(STATED GOAL) The material below should be written out in full and exactly; pictures stay out of the copy.

▽

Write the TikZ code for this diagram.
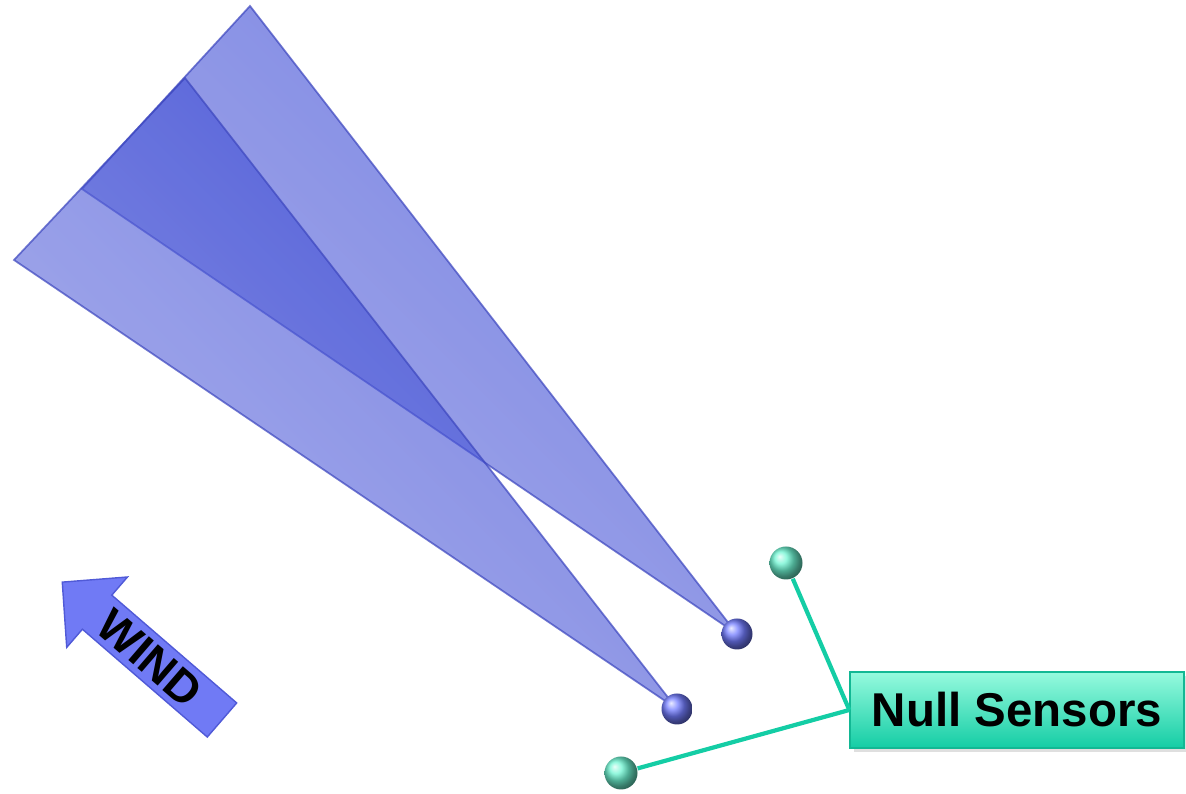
\documentclass[tikz,border=0pt]{standalone}
\usepackage{fontspec}
\setsansfont{Liberation Sans}
\usetikzlibrary{positioning, shadows}
\definecolor{cfan}{RGB}{47,63,210}
\definecolor{cfantip}{RGB}{113,122,223}
\definecolor{cfanedge}{RGB}{60,70,190}
\definecolor{csensor}{RGB}{115,125,255}
\definecolor{cteal}{RGB}{20,205,165}
\definecolor{lightteal}{RGB}{150,250,222}
\definecolor{csensorteal}{RGB}{110,245,210}
\definecolor{cwind}{RGB}{112,122,245}
\definecolor{cwindedge}{RGB}{80,90,215}

\tikzset{
  fan/.style={left color=cfan, right color=cfantip, shading angle=-45, fill opacity=0.63,
    draw=cfanedge, draw opacity=0.7, line width=0.5pt},
  sensor/.style={circle, minimum size=0.31cm, inner sep=0pt, shading=ball, ball color=csensor},
  nullsensor/.style={circle, minimum size=0.33cm, inner sep=0pt, shading=ball, ball color=csensorteal},
  link/.style={cteal, line width=1.2pt},
  labelbox/.style={draw=cteal!90!black, top color=lightteal, bottom color=cteal,
    minimum width=3.34cm, minimum height=0.76cm, inner sep=0pt,
    font=\sffamily\bfseries\fontsize{13.5}{16}\selectfont,
    drop shadow={opacity=0.25, shadow xshift=0.04cm, shadow yshift=-0.04cm}},
  windarrow/.style={fill=cwind, draw=cwindedge, line width=0.4pt},
}

\begin{document}
\begin{tikzpicture}
  \useasboundingbox (0,0) rectangle (11.86,7.94);
  % Tips of the two fans
  \coordinate (tipA) at (7.37,1.60);
  \coordinate (tipB) at (6.77,0.85);

  % Fans
  \path[fan] (2.50,7.88) -- (0.82,6.05) -- (tipA) -- cycle;
  \path[fan] (1.85,7.16) -- (0.14,5.34) -- (tipB) -- cycle;

  % Sensors
  \node[sensor] (sA) at (tipA) {};
  \node[sensor] (sB) at (tipB) {};
  \node[nullsensor] (nA) at (7.86,2.31) {};
  \node[nullsensor] (nB) at (6.21,0.21) {};

  % Label
  \node[labelbox] (null) at (10.17,0.84) {Null Sensors};
  \draw[link] (nA) -- (null.west);
  \draw[link] (nB) -- (null.west);

  % Wind arrow
  \begin{scope}[shift={(2.22,0.74)}, rotate=139.2]
    \filldraw[windarrow] (0,-0.225) -- (1.65,-0.225) -- (1.65,-0.465) -- (2.11,0)
      -- (1.65,0.465) -- (1.65,0.225) -- (0,0.225) -- cycle;
    \node[rotate=-40.8, font=\sffamily\bfseries\fontsize{13}{15}\selectfont] (wind) at (0.95,0) {WIND};
  \end{scope}
\end{tikzpicture}
\end{document}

△

(CORRECT OUTPUT)
Write the TikZ code for this diagram.
\documentclass[tikz,border=0pt]{standalone}
\usepackage{fontspec}
\setsansfont{Liberation Sans}
\usetikzlibrary{positioning, shadows}
\definecolor{cfan}{RGB}{47,63,210}
\definecolor{cfantip}{RGB}{113,122,223}
\definecolor{cfanedge}{RGB}{60,70,190}
\definecolor{csensor}{RGB}{115,125,255}
\definecolor{cteal}{RGB}{20,205,165}
\definecolor{lightteal}{RGB}{150,250,222}
\definecolor{csensorteal}{RGB}{110,245,210}
\definecolor{cwind}{RGB}{112,122,245}
\definecolor{cwindedge}{RGB}{80,90,215}

\tikzset{
  fan/.style={left color=cfan, right color=cfantip, shading angle=-45, fill opacity=0.63,
    draw=cfanedge, draw opacity=0.7, line width=0.5pt},
  sensor/.style={circle, minimum size=0.31cm, inner sep=0pt, shading=ball, ball color=csensor},
  nullsensor/.style={circle, minimum size=0.33cm, inner sep=0pt, shading=ball, ball color=csensorteal},
  link/.style={cteal, line width=1.2pt},
  labelbox/.style={draw=cteal!90!black, top color=lightteal, bottom color=cteal,
    minimum width=3.34cm, minimum height=0.76cm, inner sep=0pt,
    font=\sffamily\bfseries\fontsize{13.5}{16}\selectfont,
    drop shadow={opacity=0.25, shadow xshift=0.04cm, shadow yshift=-0.04cm}},
  windarrow/.style={fill=cwind, draw=cwindedge, line width=0.4pt},
}

\begin{document}
\begin{tikzpicture}
  \useasboundingbox (0,0) rectangle (11.86,7.94);
  % Tips of the two fans
  \coordinate (tipA) at (7.37,1.60);
  \coordinate (tipB) at (6.77,0.85);

  % Fans
  \path[fan] (2.50,7.88) -- (0.82,6.05) -- (tipA) -- cycle;
  \path[fan] (1.85,7.16) -- (0.14,5.34) -- (tipB) -- cycle;

  % Sensors
  \node[sensor] (sA) at (tipA) {};
  \node[sensor] (sB) at (tipB) {};
  \node[nullsensor] (nA) at (7.86,2.31) {};
  \node[nullsensor] (nB) at (6.21,0.21) {};

  % Label
  \node[labelbox] (null) at (10.17,0.84) {Null Sensors};
  \draw[link] (nA) -- (null.west);
  \draw[link] (nB) -- (null.west);

  % Wind arrow
  \begin{scope}[shift={(2.22,0.74)}, rotate=139.2]
    \filldraw[windarrow] (0,-0.225) -- (1.65,-0.225) -- (1.65,-0.465) -- (2.11,0)
      -- (1.65,0.465) -- (1.65,0.225) -- (0,0.225) -- cycle;
    \node[rotate=-40.8, font=\sffamily\bfseries\fontsize{13}{15}\selectfont] (wind) at (0.95,0) {WIND};
  \end{scope}
\end{tikzpicture}
\end{document}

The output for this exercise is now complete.